**PROBLEM TO SOLVE**
State how many lines hold the word "page", with no other words.
##### EXERCISE INPUT #####
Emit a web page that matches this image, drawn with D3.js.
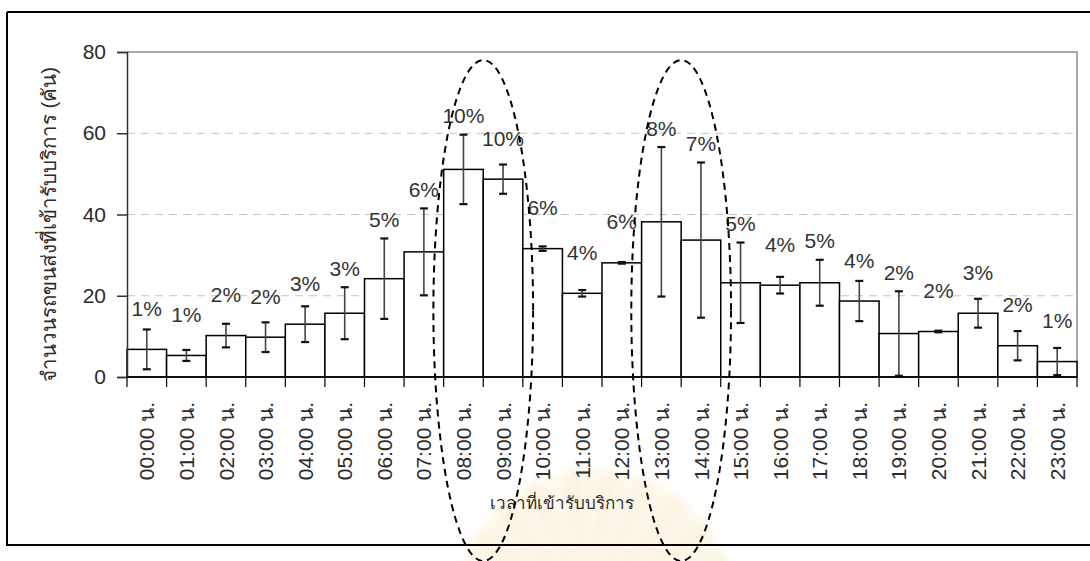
<!DOCTYPE html>
<html>
<head>
<meta charset="utf-8">
<script src="https://cdn.jsdelivr.net/npm/d3@7"></script>
<style>
  html, body { margin: 0; padding: 0; background: #fff; }
  svg { display: block; }
  text { font-family: "Liberation Sans", Arial, "Noto Sans", sans-serif; }
</style>
</head>
<body>
<svg id="chart" width="1090" height="561"></svg>
<script>
// Hourly arrivals of transport vehicles (mean per hour) with error range
const hours = ["00:00 น.", "01:00 น.", "02:00 น.", "03:00 น.", "04:00 น.", "05:00 น.",
  "06:00 น.", "07:00 น.", "08:00 น.", "09:00 น.", "10:00 น.", "11:00 น.",
  "12:00 น.", "13:00 น.", "14:00 น.", "15:00 น.", "16:00 น.", "17:00 น.",
  "18:00 น.", "19:00 น.", "20:00 น.", "21:00 น.", "22:00 น.", "23:00 น."];
const vehicles = [6.8, 5.3, 10.2, 9.8, 13.0, 15.7, 24.2, 30.8, 51.1, 48.7, 31.6, 20.6,
  28.1, 38.2, 33.7, 23.2, 22.6, 23.2, 18.7, 10.7, 11.2, 15.7, 7.7, 3.8];
const spread = [4.9, 1.35, 2.9, 3.65, 4.4, 6.4, 9.9, 10.7, 8.55, 3.6, 0.55, 0.8,
  0.2, 18.4, 19.1, 9.9, 2.05, 5.65, 4.95, 10.4, 0.2, 3.55, 3.6, 3.35];
const yTicks = [0, 20, 40, 60, 80];
// Peak periods circled on the chart
const peakPairs = [["08:00 น.", "09:00 น."], ["13:00 น.", "14:00 น."]];

const yTitle = "จำนวนรถขนส่งที่เข้ารับบริการ (คัน)";
const xTitle = "เวลาที่เข้ารับบริการ";

const svg = d3.select("#chart");
const W = 1090, H = 561;
const plot = { left: 127, right: 1077, top: 52, bottom: 377 };
const ink = "#2b2b2b";

const x = d3.scaleBand().domain(hours).range([plot.left, plot.right]).padding(0);
const y = d3.scaleLinear().domain([0, 80]).range([plot.bottom, plot.top]);

// faint emblem behind the x-axis title
const defs = svg.append("defs");
defs.append("filter").attr("id", "soft")
  .append("feGaussianBlur").attr("stdDeviation", 5);
const emblem = svg.append("g").attr("filter", "url(#soft)").attr("opacity", 0.18);
const rays = d3.range(-80, 81, 8);
emblem.selectAll("path").data(rays).join("path")
  .attr("transform", d => `translate(595,610) rotate(${d})`)
  .attr("d", "M-6,0 L-15,-140 L15,-140 L6,0 Z")
  .attr("fill", (d, i) => i % 2 ? "#f0c45a" : "#f6dc98");

// outer chart frame
svg.append("path")
  .attr("d", `M7,12 H${W + 5} M7,12 V545 H${W + 5}`)
  .attr("fill", "none").attr("stroke", "#000").attr("stroke-width", 2);

// gridlines
svg.append("g").selectAll("line").data(yTicks.filter(t => t > 0 && t < 80)).join("line")
  .attr("x1", plot.left).attr("x2", plot.right)
  .attr("y1", d => y(d)).attr("y2", d => y(d))
  .attr("stroke", "#c4c4c4").attr("stroke-width", 1).attr("stroke-dasharray", "8,6");

// plot area border (top and right)
svg.append("path")
  .attr("d", `M${plot.left},${y(80)} H${plot.right} V${plot.bottom}`)
  .attr("fill", "none").attr("stroke", "#8c8c8c").attr("stroke-width", 1.5);

// bars
svg.append("g").selectAll("rect").data(hours).join("rect")
  .attr("x", d => x(d)).attr("width", x.bandwidth())
  .attr("y", (d, i) => y(vehicles[i]))
  .attr("height", (d, i) => y(0) - y(vehicles[i]))
  .attr("fill", "#fff").attr("stroke", "#000").attr("stroke-width", 1.5);

// error bars
const eb = svg.append("g").selectAll("g").data(hours).join("g")
  .attr("transform", d => `translate(${x(d) + x.bandwidth() / 2},0)`);
eb.append("line")
  .attr("y1", (d, i) => y(Math.max(0, vehicles[i] - spread[i])))
  .attr("y2", (d, i) => y(vehicles[i] + spread[i]))
  .attr("stroke", "#444").attr("stroke-width", 1.6);
eb.selectAll("line.cap").data((d, i) => [vehicles[i] + spread[i], Math.max(0, vehicles[i] - spread[i])])
  .join("line").attr("class", "cap")
  .attr("x1", -4).attr("x2", 4)
  .attr("y1", v => y(v)).attr("y2", v => y(v))
  .attr("stroke", "#111").attr("stroke-width", 2.2);

// share labels above each bar, lifted clear of the error bar
const total = d3.sum(vehicles);
svg.append("g").selectAll("text").data(hours).join("text")
  .attr("x", d => x(d) + x.bandwidth() / 2)
  .attr("y", (d, i) => Math.min(y(vehicles[i]) - 41, y(vehicles[i] + spread[i]) - 19) + 7.5)
  .attr("text-anchor", "middle")
  .attr("font-size", 21).style("fill", "#333")
  .text((d, i) => Math.round(vehicles[i] / total * 100) + "%");

// y axis
const yAxis = svg.append("g").attr("transform", `translate(${plot.left},0)`)
  .call(d3.axisLeft(y).tickValues(yTicks).tickSize(10).tickPadding(11));
yAxis.select(".domain").attr("stroke", "#333").attr("stroke-width", 1.5);
yAxis.selectAll(".tick line").attr("stroke", "#333").attr("stroke-width", 1.5);
yAxis.selectAll(".tick text").attr("font-size", 21)
  .style("font-family", "'Liberation Sans', Arial, sans-serif").style("fill", ink);

// x axis: ticks fall on category boundaries
const xAxis = svg.append("g").attr("transform", `translate(0,${plot.bottom})`)
  .call(d3.axisBottom(x).tickSize(0).tickPadding(0));
xAxis.select(".domain").remove();
xAxis.append("line").attr("x1", plot.left).attr("x2", plot.right)
  .attr("stroke", "#000").attr("stroke-width", 1.5);
xAxis.selectAll("line.bound").data(d3.range(hours.length + 1)).join("line")
  .attr("class", "bound")
  .attr("x1", i => plot.left + i * x.step()).attr("x2", i => plot.left + i * x.step())
  .attr("y1", 0).attr("y2", 10)
  .attr("stroke", "#000").attr("stroke-width", 1.2);
xAxis.selectAll(".tick text")
  .attr("transform", "rotate(-90)")
  .attr("text-anchor", "end")
  .attr("x", -25).attr("y", 0).attr("dy", "0.36em")
  .attr("font-size", 21)
  .style("font-family", "'Liberation Sans', Arial, sans-serif").style("fill", ink);

// axis titles
svg.append("text")
  .attr("transform", `translate(56,${(plot.top + plot.bottom) / 2 + 10}) rotate(-90)`)
  .attr("text-anchor", "middle").attr("font-size", 20.5).style("fill", ink)
  .text(yTitle);
svg.append("text")
  .attr("x", 562).attr("y", 509)
  .attr("text-anchor", "middle").attr("font-size", 17).style("fill", ink)
  .text(xTitle);

// dashed ellipses around the two peak periods
const ellTop = y(78), ellBottom = H;
svg.append("g").selectAll("ellipse").data(peakPairs).join("ellipse")
  .attr("cx", d => x(d[1]))
  .attr("cy", (ellTop + ellBottom) / 2)
  .attr("rx", x.bandwidth() * 1.26)
  .attr("ry", (ellBottom - ellTop) / 2)
  .attr("fill", "none").attr("stroke", "#000")
  .attr("stroke-width", 2).attr("stroke-dasharray", "7,5");
</script>
</body>
</html>
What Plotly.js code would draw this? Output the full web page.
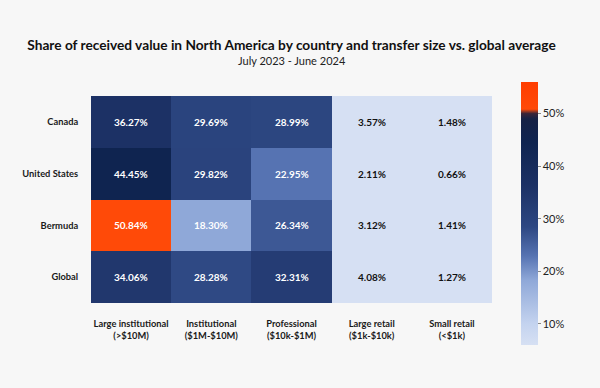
#####
**ANSWER**
2